I have a df with "id" and a column with a boolean (yes and no) I need to delete the duplicated ids but keep the ones that the bolean is yes.
ID | .... | buffer |
---|---|---|
br1 | .... | yes. |
br1 | .... | no. |
br2 | .... | no. |
br3 | .... | yes |
br4 | .... | no. |
br4 | .... | yes. |
I tried this:
df1=df[~df[['external_id']].duplicated() | df['buffers'].eq('si')]
where "buffers" is the boolean.
It is deleting but not all of them...I still have id repeated with yes and no
Im working with more than 800000 rows
CodePudding user response:
I think filter out for "yes" then clean the duplicates will solve the problem:
For filtering yes
:
data = data[data["buffer"] == "yes."]
For duplicates: data = data.drop_duplicates( subset=['ID'] , keep="last" )

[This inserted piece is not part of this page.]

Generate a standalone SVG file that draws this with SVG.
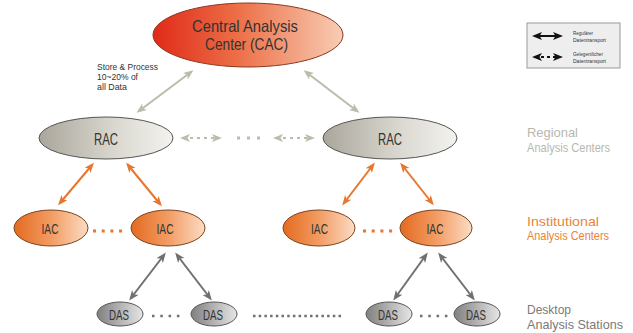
<svg xmlns="http://www.w3.org/2000/svg" width="633" height="333" viewBox="0 0 633 333">
<style>
text{font-family:"Liberation Sans",Arial,sans-serif;}
.node{fill:#333;text-anchor:middle;}
.side{font-size:13px;}
.lg{font-size:5.5px;fill:#333;}
.c1{fill:none;stroke:#b9bda9;stroke-width:2;}
.c2{fill:none;stroke:#e8762c;stroke-width:2;}
.c3{fill:none;stroke:#707070;stroke-width:2;}
.dash{stroke-dasharray:3 4;}
</style>
<defs>
<linearGradient id="gCAC" x1="0" y1="0" x2="1" y2="0">
<stop offset="0" stop-color="#e02a18"/><stop offset="0.45" stop-color="#ec7048"/><stop offset="1" stop-color="#f8cdb4"/>
</linearGradient>
<linearGradient id="gRAC" x1="0" y1="0" x2="1" y2="0">
<stop offset="0" stop-color="#aaa69c"/><stop offset="0.6" stop-color="#dcdad2"/><stop offset="1" stop-color="#f3f2ee"/>
</linearGradient>
<linearGradient id="gIAC" x1="0" y1="0" x2="1" y2="0">
<stop offset="0" stop-color="#e46a20"/><stop offset="0.5" stop-color="#f29c62"/><stop offset="1" stop-color="#fcdcc4"/>
</linearGradient>
<linearGradient id="gDAS" x1="0" y1="0" x2="1" y2="0">
<stop offset="0" stop-color="#808080"/><stop offset="0.6" stop-color="#bdbdbd"/><stop offset="1" stop-color="#e6e6e6"/>
</linearGradient>
<marker id="m1" markerUnits="userSpaceOnUse" markerWidth="12" markerHeight="10" refX="7" refY="4" orient="auto-start-reverse"><path d="M0,0 L10,4 L0,8 L2.5,4 z" fill="#b9bda9"/></marker>
<marker id="m2" markerUnits="userSpaceOnUse" markerWidth="12" markerHeight="10" refX="7" refY="4" orient="auto-start-reverse"><path d="M0,0 L10,4 L0,8 L2.5,4 z" fill="#e8762c"/></marker>
<marker id="m3" markerUnits="userSpaceOnUse" markerWidth="12" markerHeight="10" refX="7" refY="4" orient="auto-start-reverse"><path d="M0,0 L10,4 L0,8 L2.5,4 z" fill="#707070"/></marker>
<marker id="mk" markerUnits="userSpaceOnUse" markerWidth="12" markerHeight="10" refX="7" refY="4" orient="auto-start-reverse"><path d="M0,0 L10,4 L0,8 L2.5,4 z" fill="#111"/></marker>
</defs>
<rect width="633" height="333" fill="#fff"/>

<g id="connectors">
<line class="c1" x1="191" y1="72" x2="139" y2="111" marker-start="url(#m1)" marker-end="url(#m1)"/>
<line class="c1" x1="306" y1="72" x2="357" y2="111" marker-start="url(#m1)" marker-end="url(#m1)"/>
<line class="c1 dash" x1="183" y1="138" x2="219" y2="138" marker-start="url(#m1)" marker-end="url(#m1)"/>
<line class="c1" x1="237" y1="138" x2="260" y2="138" style="stroke-width:3;stroke-dasharray:3 7"/>
<line class="c1 dash" x1="276" y1="138" x2="312" y2="138" marker-start="url(#m1)" marker-end="url(#m1)"/>
<line class="c2" x1="92" y1="165" x2="60" y2="203" marker-start="url(#m2)" marker-end="url(#m2)"/>
<line class="c2" x1="128" y1="165" x2="160" y2="204" marker-start="url(#m2)" marker-end="url(#m2)"/>
<line class="c2" x1="373" y1="165" x2="344" y2="203" marker-start="url(#m2)" marker-end="url(#m2)"/>
<line class="c2" x1="402" y1="165" x2="432" y2="203" marker-start="url(#m2)" marker-end="url(#m2)"/>
<line class="c2" x1="93" y1="231" x2="124" y2="231" style="stroke-width:3;stroke-dasharray:3 5.7"/>
<line class="c2" x1="363" y1="231" x2="394" y2="231" style="stroke-width:3;stroke-dasharray:3 5.7"/>
<line class="c3" x1="164" y1="255" x2="131" y2="298" marker-start="url(#m3)" marker-end="url(#m3)"/>
<line class="c3" x1="177" y1="255" x2="210" y2="298" marker-start="url(#m3)" marker-end="url(#m3)"/>
<line class="c3" x1="426" y1="255" x2="395" y2="298" marker-start="url(#m3)" marker-end="url(#m3)"/>
<line class="c3" x1="440" y1="255" x2="473" y2="298" marker-start="url(#m3)" marker-end="url(#m3)"/>
<line class="c3" x1="152" y1="316" x2="182" y2="316" style="stroke-width:2.5;stroke-dasharray:2.5 5.8"/>
<line class="c3" x1="253" y1="316" x2="344" y2="316" style="stroke-width:2.5;stroke-dasharray:2.5 3.2"/>
<line class="c3" x1="420" y1="316" x2="450" y2="316" style="stroke-width:2.5;stroke-dasharray:2.5 5.8"/>
</g>

<g id="cac">
<ellipse cx="248" cy="35" rx="95" ry="32" fill="url(#gCAC)" stroke="#8a3820" stroke-width="1"/>
<text x="192" y="32" font-size="16.5" fill="#333" textLength="106" lengthAdjust="spacingAndGlyphs">Central Analysis</text>
<text x="205" y="49.5" font-size="16.5" fill="#333" textLength="83" lengthAdjust="spacingAndGlyphs">Center (CAC)</text>
</g>
<g id="note">
<text x="97" y="70" font-size="9.5" fill="#333" textLength="61" lengthAdjust="spacingAndGlyphs">Store &amp; Process</text>
<text x="97" y="80" font-size="9.5" fill="#333" textLength="41" lengthAdjust="spacingAndGlyphs">10~20% of</text>
<text x="97" y="90" font-size="9.5" fill="#333" textLength="30" lengthAdjust="spacingAndGlyphs">all Data</text>
</g>
<g id="rac1">
<ellipse cx="106" cy="138" rx="67" ry="21" fill="url(#gRAC)" stroke="#555" stroke-width="1"/>
<text class="node" x="106" y="145" font-size="16" textLength="24" lengthAdjust="spacingAndGlyphs">RAC</text>
</g>
<g id="rac2">
<ellipse cx="390" cy="138" rx="67" ry="21" fill="url(#gRAC)" stroke="#555" stroke-width="1"/>
<text class="node" x="390" y="145" font-size="16" textLength="24" lengthAdjust="spacingAndGlyphs">RAC</text>
</g>
<g id="iac1">
<ellipse cx="51" cy="228" rx="37" ry="18" fill="url(#gIAC)" stroke="#7a4420" stroke-width="1"/>
<text class="node" x="50" y="234" font-size="15" textLength="17" lengthAdjust="spacingAndGlyphs">IAC</text>
</g>
<g id="iac2">
<ellipse cx="168" cy="228" rx="37" ry="18" fill="url(#gIAC)" stroke="#7a4420" stroke-width="1"/>
<text class="node" x="165" y="234" font-size="15" textLength="17" lengthAdjust="spacingAndGlyphs">IAC</text>
</g>
<g id="iac3">
<ellipse cx="319" cy="228" rx="36" ry="18" fill="url(#gIAC)" stroke="#7a4420" stroke-width="1"/>
<text class="node" x="319.5" y="234" font-size="15" textLength="17" lengthAdjust="spacingAndGlyphs">IAC</text>
</g>
<g id="iac4">
<ellipse cx="436" cy="228" rx="36" ry="18" fill="url(#gIAC)" stroke="#7a4420" stroke-width="1"/>
<text class="node" x="435" y="234" font-size="15" textLength="17" lengthAdjust="spacingAndGlyphs">IAC</text>
</g>
<g id="das1">
<ellipse cx="120" cy="314" rx="23" ry="12" fill="url(#gDAS)" stroke="#555" stroke-width="1"/>
<text class="node" x="119" y="320" font-size="15" textLength="20" lengthAdjust="spacingAndGlyphs">DAS</text>
</g>
<g id="das2">
<ellipse cx="214" cy="314" rx="23" ry="12" fill="url(#gDAS)" stroke="#555" stroke-width="1"/>
<text class="node" x="213" y="320" font-size="15" textLength="20" lengthAdjust="spacingAndGlyphs">DAS</text>
</g>
<g id="das3">
<ellipse cx="389" cy="314" rx="23" ry="12" fill="url(#gDAS)" stroke="#555" stroke-width="1"/>
<text class="node" x="388" y="320" font-size="15" textLength="20" lengthAdjust="spacingAndGlyphs">DAS</text>
</g>
<g id="das4">
<ellipse cx="477" cy="314" rx="23" ry="12" fill="url(#gDAS)" stroke="#555" stroke-width="1"/>
<text class="node" x="476" y="320" font-size="15" textLength="20" lengthAdjust="spacingAndGlyphs">DAS</text>
</g>

<g id="labels">
<text class="side" x="527" y="137" fill="#b8b8ae" textLength="51" lengthAdjust="spacingAndGlyphs">Regional</text>
<text class="side" x="527" y="152" fill="#b8b8ae" textLength="83" lengthAdjust="spacingAndGlyphs">Analysis Centers</text>
<text class="side" x="527" y="226" fill="#e8843a" textLength="72" lengthAdjust="spacingAndGlyphs">Institutional</text>
<text class="side" x="527" y="240" fill="#e8843a" textLength="82" lengthAdjust="spacingAndGlyphs">Analysis Centers</text>
<text class="side" x="527" y="314" fill="#7a7a7a" textLength="44" lengthAdjust="spacingAndGlyphs">Desktop</text>
<text class="side" x="527" y="328.5" fill="#7a7a7a" textLength="96" lengthAdjust="spacingAndGlyphs">Analysis Stations</text>
</g>

<g id="legend">
<rect x="527" y="23" width="93" height="45" fill="#eeeeee" stroke="#999" stroke-width="1"/>
<line x1="535" y1="36" x2="560" y2="36" stroke="#111" stroke-width="2" marker-start="url(#mk)" marker-end="url(#mk)"/>
<line x1="535" y1="57" x2="560" y2="57" stroke="#111" stroke-width="2" stroke-dasharray="3 3" marker-start="url(#mk)" marker-end="url(#mk)"/>
<text class="lg" x="573" y="35" textLength="20" lengthAdjust="spacingAndGlyphs">Regulärer</text>
<text class="lg" x="573" y="42" textLength="33" lengthAdjust="spacingAndGlyphs">Datentransport</text>
<text class="lg" x="573" y="56" textLength="30" lengthAdjust="spacingAndGlyphs">Gelegentlicher</text>
<text class="lg" x="573" y="63" textLength="33" lengthAdjust="spacingAndGlyphs">Datentransport</text>
</g>
</svg>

Can you try out these ones? These two supposed to work
CodePudding user response:
First to drop the duplicated rows
df1 = df.drop_duplicates(keep='first')
This uses drop_duplicates() to drop the rows that contain the same values except for the first time row.
Now boolean filtering
df1 = df1[df1['buffer'] == 'yes.']
This would filter and save the rows that are having 'yes.'